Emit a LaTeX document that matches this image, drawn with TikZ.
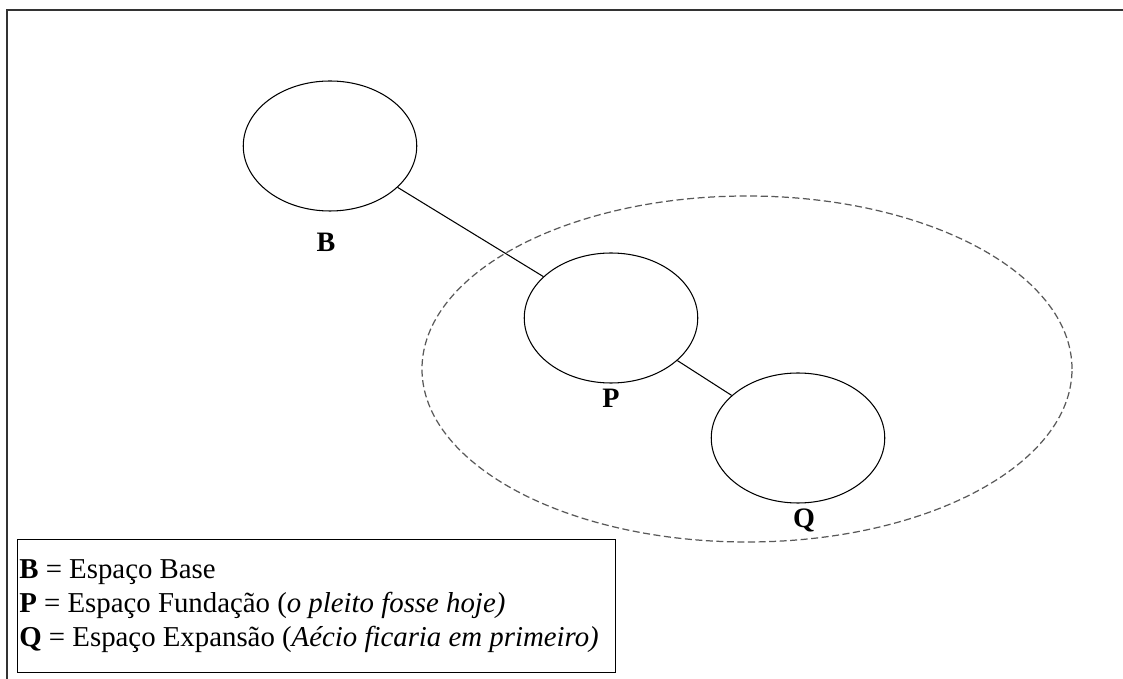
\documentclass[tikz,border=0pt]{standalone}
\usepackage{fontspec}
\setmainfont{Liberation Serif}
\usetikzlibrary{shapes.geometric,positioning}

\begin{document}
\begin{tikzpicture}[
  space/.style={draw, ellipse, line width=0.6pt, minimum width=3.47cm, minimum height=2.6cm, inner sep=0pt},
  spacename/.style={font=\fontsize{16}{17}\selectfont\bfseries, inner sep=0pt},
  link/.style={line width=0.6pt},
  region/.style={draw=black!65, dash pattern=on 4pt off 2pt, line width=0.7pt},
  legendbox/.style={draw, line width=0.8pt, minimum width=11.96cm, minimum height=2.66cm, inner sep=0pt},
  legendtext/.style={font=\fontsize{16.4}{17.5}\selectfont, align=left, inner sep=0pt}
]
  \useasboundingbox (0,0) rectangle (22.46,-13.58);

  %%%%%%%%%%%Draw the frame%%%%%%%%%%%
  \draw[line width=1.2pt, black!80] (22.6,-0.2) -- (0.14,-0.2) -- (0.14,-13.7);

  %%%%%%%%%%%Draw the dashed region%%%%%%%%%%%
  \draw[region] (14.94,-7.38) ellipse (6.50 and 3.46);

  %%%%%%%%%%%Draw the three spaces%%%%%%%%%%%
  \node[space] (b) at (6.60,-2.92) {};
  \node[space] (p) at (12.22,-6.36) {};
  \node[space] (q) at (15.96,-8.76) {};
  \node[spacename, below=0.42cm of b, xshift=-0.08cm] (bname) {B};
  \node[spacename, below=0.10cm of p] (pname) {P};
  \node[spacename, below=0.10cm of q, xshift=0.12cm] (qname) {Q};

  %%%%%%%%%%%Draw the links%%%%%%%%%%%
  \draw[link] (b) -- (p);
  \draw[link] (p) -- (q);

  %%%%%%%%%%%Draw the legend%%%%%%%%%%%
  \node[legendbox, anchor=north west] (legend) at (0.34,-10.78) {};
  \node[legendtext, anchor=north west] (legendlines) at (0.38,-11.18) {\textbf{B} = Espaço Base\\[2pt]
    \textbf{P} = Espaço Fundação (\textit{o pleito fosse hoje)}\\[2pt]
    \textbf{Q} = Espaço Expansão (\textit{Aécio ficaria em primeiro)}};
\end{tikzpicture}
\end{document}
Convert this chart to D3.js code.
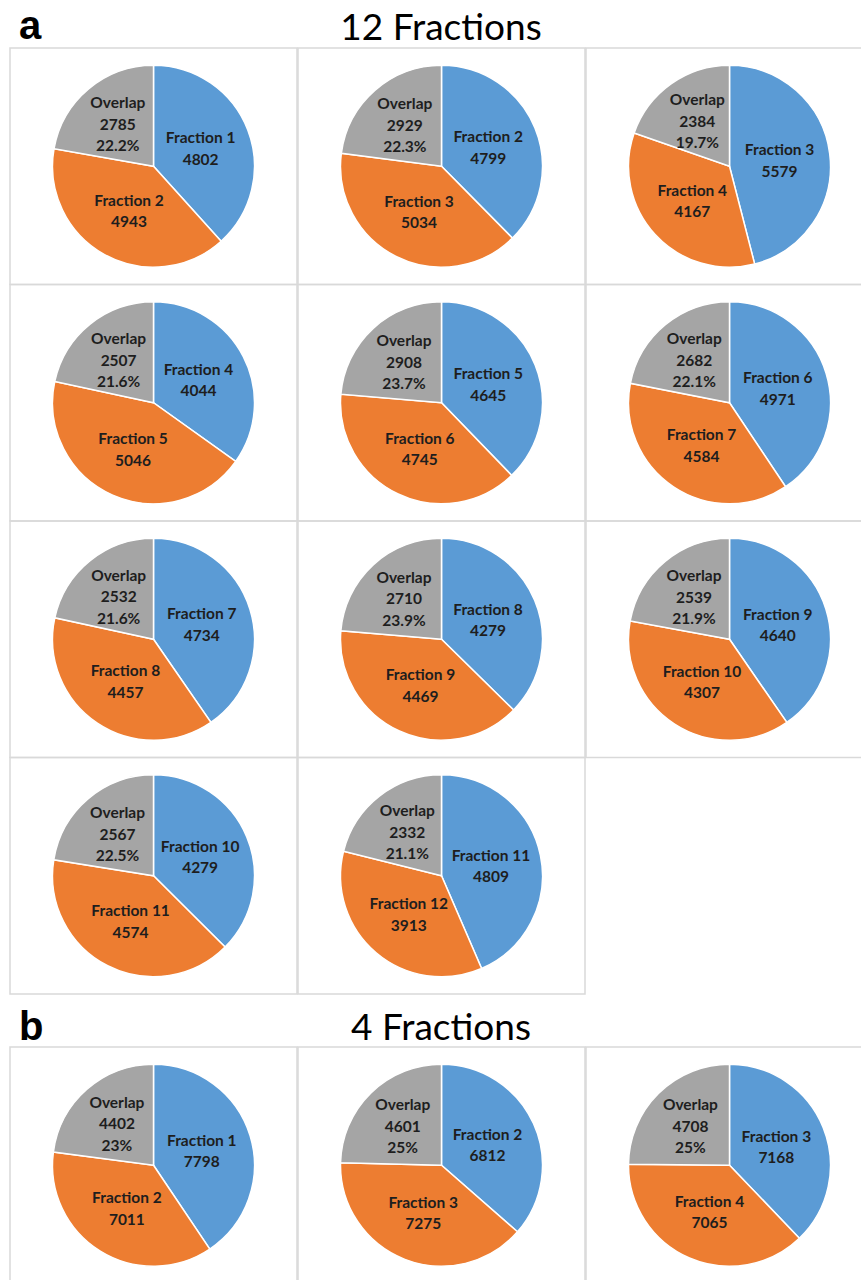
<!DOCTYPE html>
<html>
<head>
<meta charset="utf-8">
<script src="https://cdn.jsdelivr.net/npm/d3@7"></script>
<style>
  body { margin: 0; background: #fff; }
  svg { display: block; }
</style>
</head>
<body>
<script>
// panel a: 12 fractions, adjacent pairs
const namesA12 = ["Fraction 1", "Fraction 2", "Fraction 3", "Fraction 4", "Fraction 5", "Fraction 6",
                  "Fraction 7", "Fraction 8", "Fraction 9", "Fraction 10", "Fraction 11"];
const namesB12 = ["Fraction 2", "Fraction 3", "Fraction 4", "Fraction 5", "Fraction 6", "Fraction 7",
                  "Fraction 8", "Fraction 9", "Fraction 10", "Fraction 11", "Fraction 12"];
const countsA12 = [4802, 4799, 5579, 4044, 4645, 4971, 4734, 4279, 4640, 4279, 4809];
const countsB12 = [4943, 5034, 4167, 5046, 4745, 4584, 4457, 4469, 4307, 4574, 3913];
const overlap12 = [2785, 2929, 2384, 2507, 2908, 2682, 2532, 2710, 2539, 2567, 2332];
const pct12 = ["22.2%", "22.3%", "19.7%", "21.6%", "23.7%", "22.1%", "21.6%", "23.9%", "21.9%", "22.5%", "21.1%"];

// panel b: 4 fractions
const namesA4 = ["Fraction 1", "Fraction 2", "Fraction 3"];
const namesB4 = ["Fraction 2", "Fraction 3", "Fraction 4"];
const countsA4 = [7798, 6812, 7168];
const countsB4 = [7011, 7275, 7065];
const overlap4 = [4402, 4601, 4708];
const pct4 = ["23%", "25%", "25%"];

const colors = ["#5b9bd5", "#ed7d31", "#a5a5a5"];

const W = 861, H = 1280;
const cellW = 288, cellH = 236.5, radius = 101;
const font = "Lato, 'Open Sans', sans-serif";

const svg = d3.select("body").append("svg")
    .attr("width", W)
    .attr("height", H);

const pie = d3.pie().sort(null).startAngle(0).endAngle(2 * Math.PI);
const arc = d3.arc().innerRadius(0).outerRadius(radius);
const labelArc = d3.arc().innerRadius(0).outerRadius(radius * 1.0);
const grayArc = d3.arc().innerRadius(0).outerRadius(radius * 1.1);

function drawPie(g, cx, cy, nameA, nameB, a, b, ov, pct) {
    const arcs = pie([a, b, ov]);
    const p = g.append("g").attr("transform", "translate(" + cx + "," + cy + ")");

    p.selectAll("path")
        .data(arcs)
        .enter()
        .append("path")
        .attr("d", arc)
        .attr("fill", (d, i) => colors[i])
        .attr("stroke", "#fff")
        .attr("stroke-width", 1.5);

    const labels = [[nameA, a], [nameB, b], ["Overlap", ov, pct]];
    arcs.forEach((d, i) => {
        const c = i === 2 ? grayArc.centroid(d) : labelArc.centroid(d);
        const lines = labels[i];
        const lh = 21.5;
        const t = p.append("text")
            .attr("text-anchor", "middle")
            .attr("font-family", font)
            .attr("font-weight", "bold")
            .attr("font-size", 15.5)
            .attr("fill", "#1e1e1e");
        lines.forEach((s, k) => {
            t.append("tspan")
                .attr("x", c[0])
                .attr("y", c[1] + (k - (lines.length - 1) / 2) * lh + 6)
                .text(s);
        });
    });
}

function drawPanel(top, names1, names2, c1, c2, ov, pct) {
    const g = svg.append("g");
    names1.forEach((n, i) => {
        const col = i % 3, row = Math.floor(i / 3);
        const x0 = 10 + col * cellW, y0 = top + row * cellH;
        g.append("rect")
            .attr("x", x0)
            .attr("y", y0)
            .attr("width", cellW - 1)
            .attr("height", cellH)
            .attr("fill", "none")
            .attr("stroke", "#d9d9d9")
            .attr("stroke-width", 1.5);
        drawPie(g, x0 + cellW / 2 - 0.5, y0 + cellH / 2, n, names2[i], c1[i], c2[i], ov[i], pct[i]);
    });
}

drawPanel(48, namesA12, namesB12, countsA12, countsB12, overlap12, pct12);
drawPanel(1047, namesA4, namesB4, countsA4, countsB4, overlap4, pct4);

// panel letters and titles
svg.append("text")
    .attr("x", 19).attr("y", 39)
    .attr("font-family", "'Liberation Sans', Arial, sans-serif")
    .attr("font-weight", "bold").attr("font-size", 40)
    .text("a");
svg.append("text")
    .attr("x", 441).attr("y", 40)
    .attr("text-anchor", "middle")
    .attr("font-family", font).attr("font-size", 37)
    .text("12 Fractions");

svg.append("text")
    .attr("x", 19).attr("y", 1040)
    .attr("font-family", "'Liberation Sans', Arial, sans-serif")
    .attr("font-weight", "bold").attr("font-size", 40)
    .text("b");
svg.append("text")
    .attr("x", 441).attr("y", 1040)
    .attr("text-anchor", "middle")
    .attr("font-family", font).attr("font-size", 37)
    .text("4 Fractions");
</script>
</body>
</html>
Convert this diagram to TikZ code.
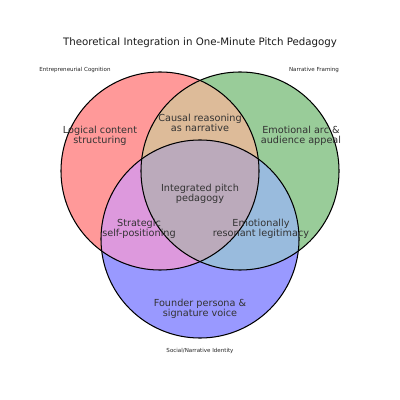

• **SHORT EXERCISE**
Copy out all the data without changing anything, and drop the pictures.

• **TASK RESULT**
Emit a LaTeX document that matches this image, drawn with TikZ.
\documentclass[tikz,border=0pt]{standalone}
\usepackage{fontspec}
\setmainfont{Liberation Serif}
\usetikzlibrary{shapes.geometric,positioning}

\begin{document}
\begin{tikzpicture}[
  space/.style={draw, ellipse, line width=0.6pt, minimum width=3.47cm, minimum height=2.6cm, inner sep=0pt},
  spacename/.style={font=\fontsize{16}{17}\selectfont\bfseries, inner sep=0pt},
  link/.style={line width=0.6pt},
  region/.style={draw=black!65, dash pattern=on 4pt off 2pt, line width=0.7pt},
  legendbox/.style={draw, line width=0.8pt, minimum width=11.96cm, minimum height=2.66cm, inner sep=0pt},
  legendtext/.style={font=\fontsize{16.4}{17.5}\selectfont, align=left, inner sep=0pt}
]
  \useasboundingbox (0,0) rectangle (22.46,-13.58);

  %%%%%%%%%%%Draw the frame%%%%%%%%%%%
  \draw[line width=1.2pt, black!80] (22.6,-0.2) -- (0.14,-0.2) -- (0.14,-13.7);

  %%%%%%%%%%%Draw the dashed region%%%%%%%%%%%
  \draw[region] (14.94,-7.38) ellipse (6.50 and 3.46);

  %%%%%%%%%%%Draw the three spaces%%%%%%%%%%%
  \node[space] (b) at (6.60,-2.92) {};
  \node[space] (p) at (12.22,-6.36) {};
  \node[space] (q) at (15.96,-8.76) {};
  \node[spacename, below=0.42cm of b, xshift=-0.08cm] (bname) {B};
  \node[spacename, below=0.10cm of p] (pname) {P};
  \node[spacename, below=0.10cm of q, xshift=0.12cm] (qname) {Q};

  %%%%%%%%%%%Draw the links%%%%%%%%%%%
  \draw[link] (b) -- (p);
  \draw[link] (p) -- (q);

  %%%%%%%%%%%Draw the legend%%%%%%%%%%%
  \node[legendbox, anchor=north west] (legend) at (0.34,-10.78) {};
  \node[legendtext, anchor=north west] (legendlines) at (0.38,-11.18) {\textbf{B} = Espaço Base\\[2pt]
    \textbf{P} = Espaço Fundação (\textit{o pleito fosse hoje)}\\[2pt]
    \textbf{Q} = Espaço Expansão (\textit{Aécio ficaria em primeiro)}};
\end{tikzpicture}
\end{document}
Convert this chart to D3.js code.
<!DOCTYPE html>
<html>
<head>
<meta charset="utf-8">
<script src="https://cdn.jsdelivr.net/npm/d3@7"></script>
<style>
  body { margin: 0; background: #fff; }
  svg { display: block; }
</style>
</head>
<body>
<script>
// panel a: 12 fractions, adjacent pairs
const namesA12 = ["Fraction 1", "Fraction 2", "Fraction 3", "Fraction 4", "Fraction 5", "Fraction 6",
                  "Fraction 7", "Fraction 8", "Fraction 9", "Fraction 10", "Fraction 11"];
const namesB12 = ["Fraction 2", "Fraction 3", "Fraction 4", "Fraction 5", "Fraction 6", "Fraction 7",
                  "Fraction 8", "Fraction 9", "Fraction 10", "Fraction 11", "Fraction 12"];
const countsA12 = [4802, 4799, 5579, 4044, 4645, 4971, 4734, 4279, 4640, 4279, 4809];
const countsB12 = [4943, 5034, 4167, 5046, 4745, 4584, 4457, 4469, 4307, 4574, 3913];
const overlap12 = [2785, 2929, 2384, 2507, 2908, 2682, 2532, 2710, 2539, 2567, 2332];
const pct12 = ["22.2%", "22.3%", "19.7%", "21.6%", "23.7%", "22.1%", "21.6%", "23.9%", "21.9%", "22.5%", "21.1%"];

// panel b: 4 fractions
const namesA4 = ["Fraction 1", "Fraction 2", "Fraction 3"];
const namesB4 = ["Fraction 2", "Fraction 3", "Fraction 4"];
const countsA4 = [7798, 6812, 7168];
const countsB4 = [7011, 7275, 7065];
const overlap4 = [4402, 4601, 4708];
const pct4 = ["23%", "25%", "25%"];

const colors = ["#5b9bd5", "#ed7d31", "#a5a5a5"];

const W = 861, H = 1280;
const cellW = 288, cellH = 236.5, radius = 101;
const font = "Lato, 'Open Sans', sans-serif";

const svg = d3.select("body").append("svg")
    .attr("width", W)
    .attr("height", H);

const pie = d3.pie().sort(null).startAngle(0).endAngle(2 * Math.PI);
const arc = d3.arc().innerRadius(0).outerRadius(radius);
const labelArc = d3.arc().innerRadius(0).outerRadius(radius * 1.0);
const grayArc = d3.arc().innerRadius(0).outerRadius(radius * 1.1);

function drawPie(g, cx, cy, nameA, nameB, a, b, ov, pct) {
    const arcs = pie([a, b, ov]);
    const p = g.append("g").attr("transform", "translate(" + cx + "," + cy + ")");

    p.selectAll("path")
        .data(arcs)
        .enter()
        .append("path")
        .attr("d", arc)
        .attr("fill", (d, i) => colors[i])
        .attr("stroke", "#fff")
        .attr("stroke-width", 1.5);

    const labels = [[nameA, a], [nameB, b], ["Overlap", ov, pct]];
    arcs.forEach((d, i) => {
        const c = i === 2 ? grayArc.centroid(d) : labelArc.centroid(d);
        const lines = labels[i];
        const lh = 21.5;
        const t = p.append("text")
            .attr("text-anchor", "middle")
            .attr("font-family", font)
            .attr("font-weight", "bold")
            .attr("font-size", 15.5)
            .attr("fill", "#1e1e1e");
        lines.forEach((s, k) => {
            t.append("tspan")
                .attr("x", c[0])
                .attr("y", c[1] + (k - (lines.length - 1) / 2) * lh + 6)
                .text(s);
        });
    });
}

function drawPanel(top, names1, names2, c1, c2, ov, pct) {
    const g = svg.append("g");
    names1.forEach((n, i) => {
        const col = i % 3, row = Math.floor(i / 3);
        const x0 = 10 + col * cellW, y0 = top + row * cellH;
        g.append("rect")
            .attr("x", x0)
            .attr("y", y0)
            .attr("width", cellW - 1)
            .attr("height", cellH)
            .attr("fill", "none")
            .attr("stroke", "#d9d9d9")
            .attr("stroke-width", 1.5);
        drawPie(g, x0 + cellW / 2 - 0.5, y0 + cellH / 2, n, names2[i], c1[i], c2[i], ov[i], pct[i]);
    });
}

drawPanel(48, namesA12, namesB12, countsA12, countsB12, overlap12, pct12);
drawPanel(1047, namesA4, namesB4, countsA4, countsB4, overlap4, pct4);

// panel letters and titles
svg.append("text")
    .attr("x", 19).attr("y", 39)
    .attr("font-family", "'Liberation Sans', Arial, sans-serif")
    .attr("font-weight", "bold").attr("font-size", 40)
    .text("a");
svg.append("text")
    .attr("x", 441).attr("y", 40)
    .attr("text-anchor", "middle")
    .attr("font-family", font).attr("font-size", 37)
    .text("12 Fractions");

svg.append("text")
    .attr("x", 19).attr("y", 1040)
    .attr("font-family", "'Liberation Sans', Arial, sans-serif")
    .attr("font-weight", "bold").attr("font-size", 40)
    .text("b");
svg.append("text")
    .attr("x", 441).attr("y", 1040)
    .attr("text-anchor", "middle")
    .attr("font-family", font).attr("font-size", 37)
    .text("4 Fractions");
</script>
</body>
</html>
Convert this diagram to TikZ code.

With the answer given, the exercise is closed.